The new law also prohibits officers, directors or owners of charter bus services who have been barred from getting a permit or had their operating authority revoked from getting a permit with a different charter service.

Drivers who operate buses without the proper license will also have their privilege to operate any type of bus revoked for five years.

Toll, please

Assembly Bill 628 will allow bridge toll collectors to use a pay-by-plate toll system, where drivers are identified by their license plate and billed, or the toll is deducted from an Automatic Vehicle Identification account.

The law also says it is evidence of a violation if a driver passes a toll crossing without cash in the right amount, a transponder or other electronic toll payment device associated with a valid AVI account, or a valid license plate.

Have a seat, or not

Senate Bill 527 allow a person to ride a bicycle without a seat, as long as the bicycle was designed by the manufacturer to be ridden without a seat.

Saturday, January 2, 2010

Permanent Loss of Drivers License for 3rd DUI in California?

SF legislator announces a bill that would give California judges the power to permanently revoke licenses of drunk drivers after three California DUID convictions.

The bill, to be unveiled at a news conference in South San Francisco and introduced Monday by Assemblyman Jerry Hill, D-San Mateo, is designed to make it harder for repeat drunken drivers to get back behind the wheel legally. Critics of the bill say it will lead to more unlicensed accidents.

The legislation would set two new standards: a three-strikes rule that judges could use to take drunken drivers off the road forever, and DMV authority to take into consideration a defendant's entire history of drunken driving when deciding to suspend or revoke a license.

Currently, the DMV can only take into account DUI convictions from the past 10 years and can only revoke a driver's license if the motorist injures or kills someone while intoxicated.

"Why should we wait for an accident to happen?" Hill asked. "I don't want to see a loved one of mine — or anyone else, for that matter — harmed or injured by a drunken driver."

Hill said he was compelled to introduce the legislation after reading a series of Bay Area News Group stories.

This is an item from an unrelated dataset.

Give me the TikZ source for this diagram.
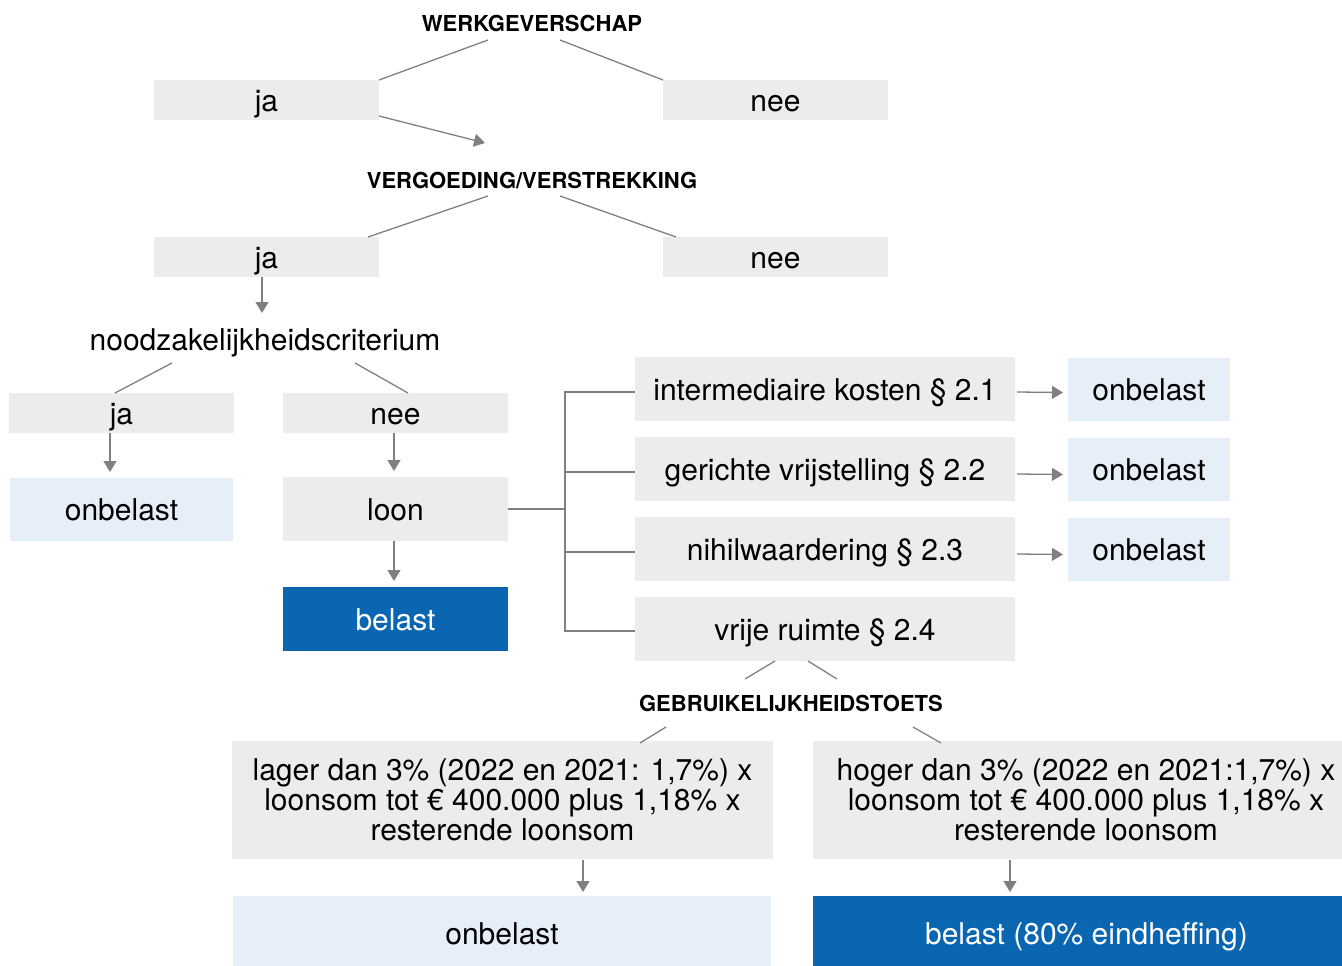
\documentclass[tikz,border=0pt]{standalone}
\usepackage{fontspec}
\setmainfont{TeX Gyre Heros}
\usetikzlibrary{arrows.meta}
\definecolor{boxgray}{HTML}{ECECEC}
\definecolor{lightblue}{HTML}{E6EEF7}
\definecolor{darkblue}{HTML}{0A66B0}
\definecolor{linegray}{HTML}{808080}
\tikzset{
  base/.style={inner sep=0pt, outer sep=0pt, font=\fontsize{30}{30}\selectfont, text=black},
  one/.style={text height=23pt, text depth=1pt},
  gbox/.style={base, fill=boxgray},
  lbox/.style={base, fill=lightblue},
  bbox/.style={base, fill=darkblue, text=white},
  head/.style={base, font=\bfseries\fontsize{22}{24}\selectfont},
  plain/.style={base},
  conn/.style={draw=linegray, line width=1.3pt},
  arr/.style={conn, -{Triangle[length=11pt, width=13pt]}, fill=linegray},
}
\begin{document}
\begin{tikzpicture}[x=1pt, y=-1pt]
\useasboundingbox (0,0) rectangle (1342,966);
% top level
\node[head] (werk) at (532,23) {WERKGEVERSCHAP};
\node[gbox, one, minimum width=225pt, minimum height=40pt] (ja1) at (266.5,100) {ja};
\node[gbox, one, minimum width=225pt, minimum height=40pt] (nee1) at (775.5,100) {nee};
\coordinate (w1) at (488,40);
\coordinate (w2) at (560,40);
\draw[conn] (w1) -- (ja1.north east);
\draw[conn] (w2) -- (nee1.north west);
\coordinate (vtip) at (485,143);
\draw[arr] ([yshift=4pt]ja1.south east) -- (vtip);
% second level
\node[head] (verg) at (532,181) {VERGOEDING/VERSTREKKING};
\node[gbox, one, minimum width=225pt, minimum height=40pt] (ja2) at (266.5,257) {ja};
\node[gbox, one, minimum width=225pt, minimum height=40pt] (nee2) at (775.5,257) {nee};
\coordinate (v1) at (488,196);
\coordinate (v2) at (560,196);
\coordinate (v1e) at (368,237);
\coordinate (v2e) at (676,237);
\draw[conn] (v1) -- (v1e);
\draw[conn] (v2) -- (v2e);
% noodzakelijkheid
\node[plain, one] (nood) at (265,339) {noodzakelijkheidscriterium};
\draw[arr] (ja2.south -| 262,0) -- ([yshift=14pt]nood.north -| 262,0);
\node[gbox, one, minimum width=225pt, minimum height=40pt] (ja3) at (121.5,413) {ja};
\node[gbox, one, minimum width=225pt, minimum height=40pt] (nee3) at (395.5,413) {nee};
\coordinate (n1) at (172,363);
\coordinate (n1e) at (115,393);
\coordinate (n2) at (355,363);
\coordinate (n2e) at (408,393);
\draw[conn] (n1) -- (n1e);
\draw[conn] (n2) -- (n2e);
\node[lbox, one, minimum width=223pt, minimum height=63pt] (onb0) at (121.5,509.5) {onbelast};
\node[gbox, one, minimum width=225pt, minimum height=64pt] (loon) at (395.5,509) {loon};
\node[bbox, one, minimum width=225pt, minimum height=64pt] (bel0) at (395.5,619) {belast};
\draw[arr] (ja3.south -| 110,0) -- ([yshift=6pt]onb0.north -| 110,0);
\draw[arr] (nee3.south -| 394,0) -- ([yshift=6pt]loon.north -| 394,0);
\draw[arr] (loon.south -| 394,0) -- ([yshift=6pt]bel0.north -| 394,0);
% right column
\node[gbox, one, minimum width=380pt, minimum height=64pt] (b1) at (825,389) {intermediaire kosten \S\ 2.1};
\node[gbox, one, minimum width=380pt, minimum height=64pt] (b2) at (825,469) {gerichte vrijstelling \S\ 2.2};
\node[gbox, one, minimum width=380pt, minimum height=64pt] (b3) at (825,549) {nihilwaardering \S\ 2.3};
\node[gbox, one, minimum width=380pt, minimum height=64pt] (b4) at (825,629) {vrije ruimte \S\ 2.4};
\node[lbox, one, minimum width=162pt, minimum height=63pt] (o1) at (1149,389.5) {onbelast};
\node[lbox, one, minimum width=162pt, minimum height=63pt] (o2) at (1149,469.5) {onbelast};
\node[lbox, one, minimum width=162pt, minimum height=63pt] (o3) at (1149,549.5) {onbelast};
\coordinate (bx) at (565,509);
\draw[conn] (loon.east) -- (bx);
\draw[conn] ([yshift=-3pt]b1.west) -- ([yshift=-3pt]b1.west -| bx) -- ([yshift=-2pt]b4.west -| bx) -- ([yshift=-2pt]b4.west);
\draw[conn] ([yshift=-3pt]b2.west) -- ([yshift=-3pt]b2.west -| bx);
\draw[conn] ([yshift=-3pt]b3.west) -- ([yshift=-3pt]b3.west -| bx);
\draw[arr] ([xshift=2pt,yshift=-3pt]b1.east) -- ([xshift=-5pt,yshift=-3pt]o1.west);
\draw[arr] ([xshift=2pt,yshift=-5pt]b2.east) -- ([xshift=-5pt,yshift=-5pt]o2.west);
\draw[arr] ([xshift=2pt,yshift=-5pt]b3.east) -- ([xshift=-5pt,yshift=-5pt]o3.west);
% gebruikelijkheidstoets
\node[head] (gebr) at (791,703) {GEBRUIKELIJKHEIDSTOETS};
\coordinate (g1) at (775,661);
\coordinate (g1e) at (745,679);
\coordinate (g2) at (808,661);
\coordinate (g2e) at (837,679);
\draw[conn] (g1) -- (g1e);
\draw[conn] (g2) -- (g2e);
\node[gbox, minimum width=541pt, minimum height=118pt, align=center] (lager) at (502.5,800) {lager dan 3\% (2022 en 2021: 1,7\%) x\\loonsom tot € 400.000 plus 1,18\% x\\resterende loonsom};
\node[gbox, minimum width=529pt, minimum height=118pt] (hoger) at (1077.5,800) {};
\node[base, align=center] (hogertxt) at (1086,800) {hoger dan 3\% (2022 en 2021:1,7\%) x\\loonsom tot € 400.000 plus 1,18\% x\\resterende loonsom};
\coordinate (h1) at (666,727);
\coordinate (h1e) at (640,743);
\coordinate (h2) at (913,727);
\coordinate (h2e) at (941,743);
\draw[conn] (h1) -- (h1e);
\draw[conn] (h2) -- (h2e);
\node[lbox, text height=27pt, text depth=0pt, minimum width=538pt, minimum height=70pt] (onb4) at (502,931) {onbelast};
\node[bbox, text height=27pt, text depth=0pt, minimum width=529pt, minimum height=70pt] (bel4) at (1077.5,931) {\hspace*{18pt}belast (80\% eindheffing)};
\draw[arr] ([yshift=-1pt]lager.south -| 583,0) -- ([yshift=4pt]onb4.north -| 583,0);
\draw[arr] ([yshift=-1pt]hoger.south -| 1010,0) -- ([yshift=4pt]bel4.north -| 1010,0);
\end{tikzpicture}
\end{document}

The stories highlighted how a Belmont man who was able to get his license back after his eighth DUI conviction, only to pick up his ninth,
was far from alone in getting back behind the wheel after multiple drunken-driving arrests.

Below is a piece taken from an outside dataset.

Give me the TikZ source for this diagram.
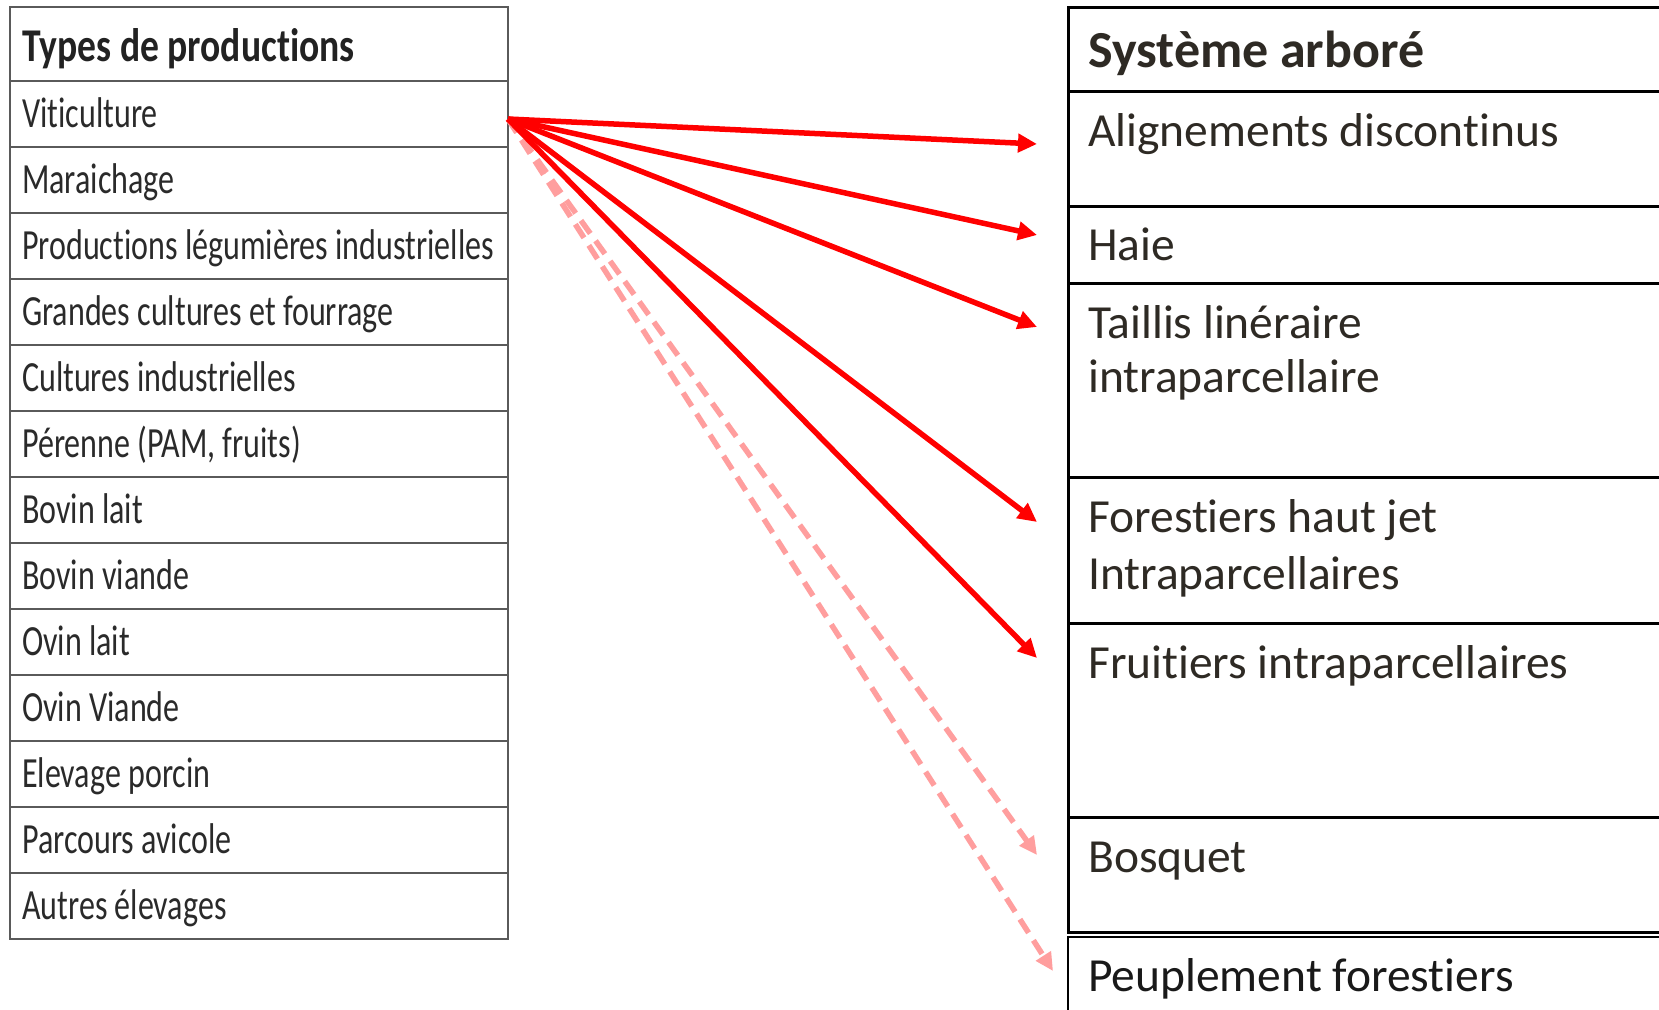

The articles, which ran October through December, included comments from local prosecutors and legislators who argued that the current California DUI law makes it too easy for repeat offenders to get back behind the wheel.

The stories included DMV statistics showing that a whopping 34,145 California drivers had managed to chalk up three or more DUI convictions as of 2006, the most recent data available, while another 6,504 motorists had four or more convictions. A staggering 154,337 additional drivers had two DUIs. DMV records also show the more DUIs a person has, the more likely they are to be arrested again.

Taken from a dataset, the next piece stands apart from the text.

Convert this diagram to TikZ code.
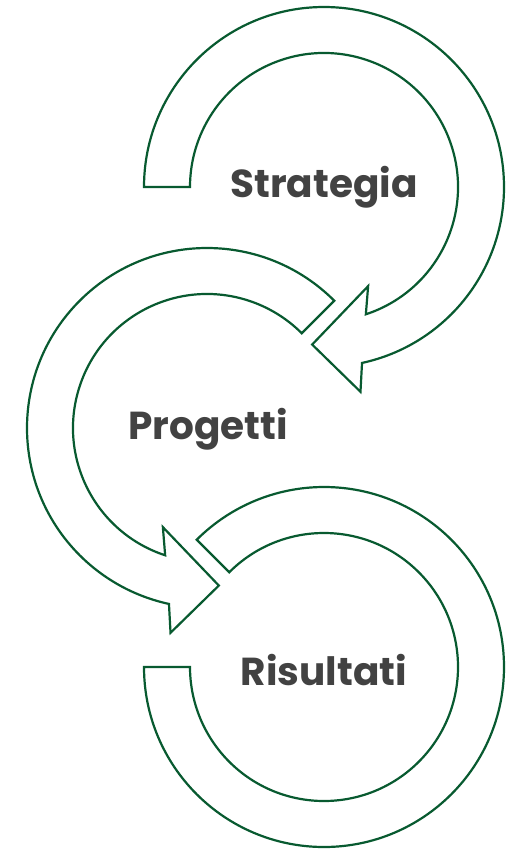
\documentclass[tikz,border=0pt]{standalone}
\usepackage{fontspec}
\setmainfont{Poppins}[Ligatures={NoCommon,NoRequired,NoContextual}]
\definecolor{bandgreen}{RGB}{8,90,48}
\definecolor{labelgray}{RGB}{66,66,66}
\tikzset{
  band/.style={draw=bandgreen, line width=2.2pt, line join=miter, fill=white},
  cyclelabel/.style={text=labelgray, font=\bfseries\fontsize{39}{42}\selectfont, inner sep=0pt}
}
\begin{document}
\begin{tikzpicture}[x=1pt, y=-1pt]
  \useasboundingbox (0,0) rectangle (514,849);

  % bottom ring (no head)
  \begin{scope}[shift={(324,667)}]
    \draw[band] (180:180) arc[start angle=180, end angle=-135, radius=180]
      -- (-135:134) arc[start angle=-135, end angle=180, radius=134] -- cycle;
    \node[cyclelabel] (risultati) at (0,3) {Risultati};
  \end{scope}

  % middle ring, head pointing to the right at the bottom
  \begin{scope}[shift={(207,428)}]
    \draw[band] (-45:180) arc[start angle=-45, end angle=-257.8, radius=180]
      -- (-259.9:208) -- (-274.3:158) -- (-246:108.5) -- (-251.8:134)
      arc[start angle=-251.8, end angle=-45, radius=134] -- cycle;
    \node[cyclelabel] (progetti) at (1,1) {Progetti};
  \end{scope}

  % top ring, head pointing to the left at the bottom
  \begin{scope}[shift={(324,187)}]
    \draw[band] (180:180) arc[start angle=180, end angle=437.8, radius=180]
      -- (439.9:208) -- (454.3:158) -- (426:108.5) -- (431.8:134)
      arc[start angle=431.8, end angle=180, radius=134] -- cycle;
    \node[cyclelabel] (strategia) at (0,0) {Strategia};
  \end{scope}
\end{tikzpicture}
\end{document}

The reports were written after William Simon, 42, was sentenced by a San Mateo County court in October for his ninth DUI, apparently the most in California. In his ninth offense, his blood alcohol content was 0.22 — nearly triple the legal limit of 0.08. He was able to get his license back continually because he never injured anyone and his arrests occurred over a 24-year period.

"It's outrageous to think that someone with eight DUIs is still driving," said Hill, who called the county the "poster child" for the DUI issue in California. "The person certainly needs help and has a problem and the solution to the problem isn't a driver's license."

Yet the case of 46-year-old Redwood City resident Juan Rueda, who was arrested for DUI in August while his driving privileges were suspended, illustrates that some chronic offenders cannot be stopped simply be shredding their licenses. He will stand trial on felony charges in San Mateo County next month for what would be his ninth DUI conviction.

"(The bill) is a waste of effort," said Joshua Dale, executive director of the California DUI Lawyers Association. "All it is going to do is increase the amount of unlicensed, uninsured accidents. It's not logical, it's not scientific — it's just reaction."

Still, there is no denying the dangers intoxicated motorists pose to themselves and others and the fact that many do not learn their lesson after the first time.

About 2,500 people were killed by drunken drivers while roughly 59,000 more were injured in California from 2007 to 2008, state figures show. Federal highway officials say one-third of the nation's 1.5 million annual DUI arrests are repeat offenders.

The San Mateo County District Attorney's Office supports the bill, arguing that it would not lead to jail overcrowding but would protect motorists.

"The people who benefit — the public, you and me as we're riding on our streets — deserve that protection," chief deputy district attorney Steve Wagstaffe said.

DMV officials say it is not easy to get a license back after multiple arrests. The cost of hiring special insurance required for those convicted of DUIs and court-ordered classes on the dangers of drunken driving serve as a deterrent for repeat offenders, many of whom never get their licenses back.

Not so for motorists with one to three drunken driving charges. They must pay a fine of as much as $1,000, take a class on the dangers of driving under the influence and possibly serve jail time. First-time offenders lose their licenses for four months, and a third-time offender cannot drive for three years.

The state does have a history of stiffening its DUI laws with time. Dale said the state used to only take into account DUI offenders' previous convictions from the prior five years when sentencing them, and raised the window to seven years in the 1980s and then 10 years recently.

State Sen. Leland Yee, D-San Francisco, had also called for similar laws in Bay Area News Group stories, saying "It's incredible that in the state of California that we have not set an upper limit where enough is enough." However, he said a three-strikes law would be difficult to pass.

Hill said he is optimistic that the bill will pass, noting that it would not cost any money. Its first tests would likely be in the Assembly committees on public safety and judiciary and, if approved by the Legislature and signed by the governor, it would take effect January 2011.